The factored form is 6(-2x - 3y)

Applications of GCF Factoring in Real-World Problems

GCF factoring isn't just an abstract mathematical concept; it has practical applications in various fields:

• Geometry: Calculating the area of composite shapes often involves factoring.
• Physics: Simplifying equations in physics problems often utilizes GCF factoring.
• Engineering: In structural design or circuit analysis, simplifying complex expressions might necessitate GCF factoring.
• Finance: Calculating compound interest or analyzing investment returns might use simplified expressions obtained through factoring.

Beyond GCF Factoring: Other Factoring Techniques

While GCF factoring is a foundational technique, other methods exist for factoring more complex polynomials:

• Difference of Squares: This technique applies to expressions of the form a² - b².
• Trinomial Factoring: This method is used for factoring quadratic trinomials (expressions of the form ax² + bx + c).
• Grouping: This technique is helpful when factoring polynomials with four or more terms.

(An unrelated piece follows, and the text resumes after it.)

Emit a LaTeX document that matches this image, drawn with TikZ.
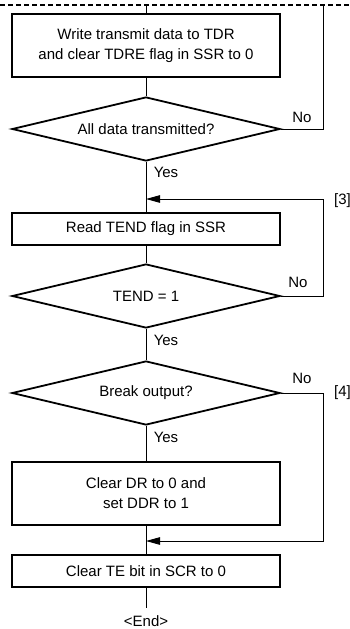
\documentclass[tikz,border=0pt]{standalone}
\usepackage{fontspec}
\setmainfont{Liberation Sans}
\usetikzlibrary{shapes.geometric,arrows.meta}
\begin{document}
\begin{tikzpicture}[x=1pt,y=-1pt,
  every node/.style={font=\fontsize{15}{20}\selectfont},
  procbox/.style={draw,line width=1.8pt,minimum width=268pt,inner sep=0pt,align=center},
  decis/.style={draw,line width=1.8pt,shape=diamond,shape aspect=4.1875,minimum width=268pt,minimum height=64pt,inner sep=0pt},
  conn/.style={line width=0.9pt},
  arr/.style={line width=0.9pt,-{Triangle[length=14pt,width=7.5pt]}},
  lbl/.style={inner sep=0pt}]
\useasboundingbox (0,0) rectangle (350,629);
% dashed boundary
\coordinate (dl) at (0,5);
\coordinate (dr) at (350,5);
\draw[line width=1.6pt,dash pattern=on 4.5pt off 3.5pt] (dl) -- (dr);
\coordinate (top) at (146,5);
\coordinate (r1) at (323,5);
\coordinate (r2) at (323,199);
\coordinate (j2) at (146,199);
\coordinate (r3) at (323,541);
\coordinate (j3) at (146,541);
\coordinate (endc) at (146,608);
% nodes
\node[procbox,minimum height=63pt] (b1) at (146,45.5) {Write transmit data to TDR\\and clear TDRE flag in SSR to 0};
\node[decis] (d1) at (146,129) {All data transmitted?};
\node[procbox,minimum height=32pt] (b2) at (146,229) {Read TEND flag in SSR};
\node[decis] (d2) at (146,296) {TEND = 1};
\node[decis] (d3) at (146,393) {Break output?};
\node[procbox,minimum height=63pt] (b3) at (146,493.5) {Clear DR to 0 and\\set DDR to 1};
\node[procbox,minimum height=32pt] (b4) at (146,571) {Clear TE bit in SCR to 0};
\node[lbl] (endn) at (146,621) {<End>};
% labels
\node[lbl] (no1) at (302,117) {No};
\node[lbl] (yes1) at (166,172) {Yes};
\node[lbl,anchor=west] (l3) at (334,201) {[3]};
\node[lbl] (no2) at (298,282) {No};
\node[lbl] (yes2) at (166,340) {Yes};
\node[lbl] (no3) at (302,378) {No};
\node[lbl,anchor=west] (l4) at (334,393) {[4]};
\node[lbl] (yes3) at (166,437) {Yes};
% connectors
\draw[conn] (top) -- (b1.north);
\draw[conn] (b1.south) -- (d1.north);
\draw[conn] (d1.east) -| (r1);
\draw[conn] (d1.south) -- (b2.north);
\draw[arr] (d2.east) -| (r2) -- (j2);
\draw[conn] (b2.south) -- (d2.north);
\draw[conn] (d2.south) -- (d3.north);
\draw[conn] (d3.south) -- (b3.north);
\draw[arr] (d3.east) -| (r3) -- (j3);
\draw[conn] (b3.south) -- (b4.north);
\draw[conn] (b4.south) -- (endc);
\end{tikzpicture}
\end{document}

Mastering GCF factoring is crucial before moving on to these more advanced techniques. It forms the groundwork for understanding and applying more sophisticated algebraic concepts.

Conclusion

Factoring algebraic expressions is a vital skill in algebra, and understanding the Greatest Common Factor (GCF) is the cornerstone of many factoring methods. This article provides a comprehensive guide to factoring expressions using the GCF, demonstrating the process step-by-step and showcasing examples ranging from simple expressions like 24 + 6x to more complex ones involving multiple variables and negative coefficients. Remember to always verify your factored form by expanding it to ensure accuracy. With practice and a solid understanding of the principles involved, you'll confidently navigate the world of algebraic factoring and successfully apply this skill to various mathematical and real-world problems. By mastering GCF factoring, you lay a robust foundation for tackling more advanced algebraic concepts and their applications.